Les deux linguistes soignent également la blessure narcissique des roturières de la langue blessées par leur « exclusion » de l’essence grammaticale « noble », en expliquant que les citations des grammairiens du XVIIe et XVIIIe siècle qu’on rencontre dans toutes les doléances victimaires des « experts » de la parité, sont extraites de leur contexte et que le terme « noblesse » ne s’est pas fait pour maintenir la structure patriarcale familiale en grammaire. Qui plus est, ce terme « noble » n’a jamais été utilisé dans les grammaires du français depuis la Grammaire française de Noël et Chapsal (80 éditions entre 1832 et 1889). Comme le remarque Xavier-Laurent Salavador, dénoncer « la noblesse » en la confondant avec l’usage c’est combattre les moulins à vents, en oubliant que l’Ancien régime est terminé et que personne ni aucune grammaire ne raisonnent en termes de statut social en analysant la langue.

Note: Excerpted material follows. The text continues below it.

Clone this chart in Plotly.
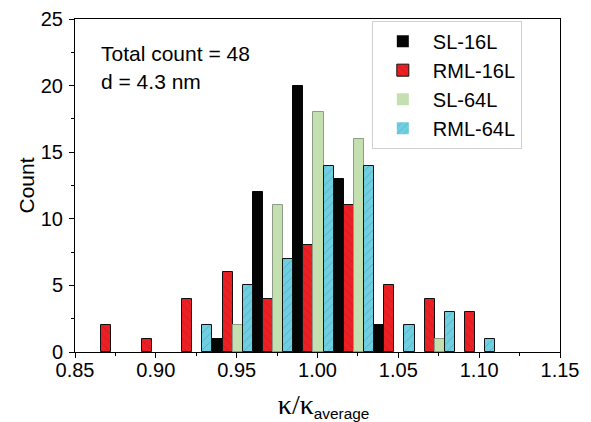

Les raisonnements linguistiques permettent aux auteurs de conclure que la « bataille » des « justes » scinde l’humanité en binarités hostiles dont l’une « opprime » l’autre : l’écriture inclusive va ensemble avec l’organisation des ateliers et des colloques interdits aux hommes et aux blancs (non-mixtes racisés), avec la dénonciation de la culpabilité (intrinsèque) de l’Occident, et la lutte des sexes et des races. En revanche, lorsqu’il s’agit d’appeler à la libération d’Asia Bibi ou lutter à côté des femmes iraniennes qui ne veulent pas porter le voile, aucun inclusiviste ne lance ni ne signe de pétitions. Défendre une femme chrétienne contre les racisés musulman. (e ).?s (le point d’interrogation porte sur les décisionnaires de sa mise à mort, parmi lesquels aucune femme) serait contradictoire avec le postulat victimaire qui ne concerne que les suprématistes blancs.
Last but not least : les deux confrères ont un humour ravageur, malgré le sérieux de l’ouvrage qui, contrairement aux sarcasmes des « réformateur.e.s » émane de leur savoir linguistique. On rit aux éclats, en appréciant l’alliance du savoir et du sens de la formule des auteurs. A lire absolument pour tous ceux qui veulent s’armer de l’argumentation sérieuse.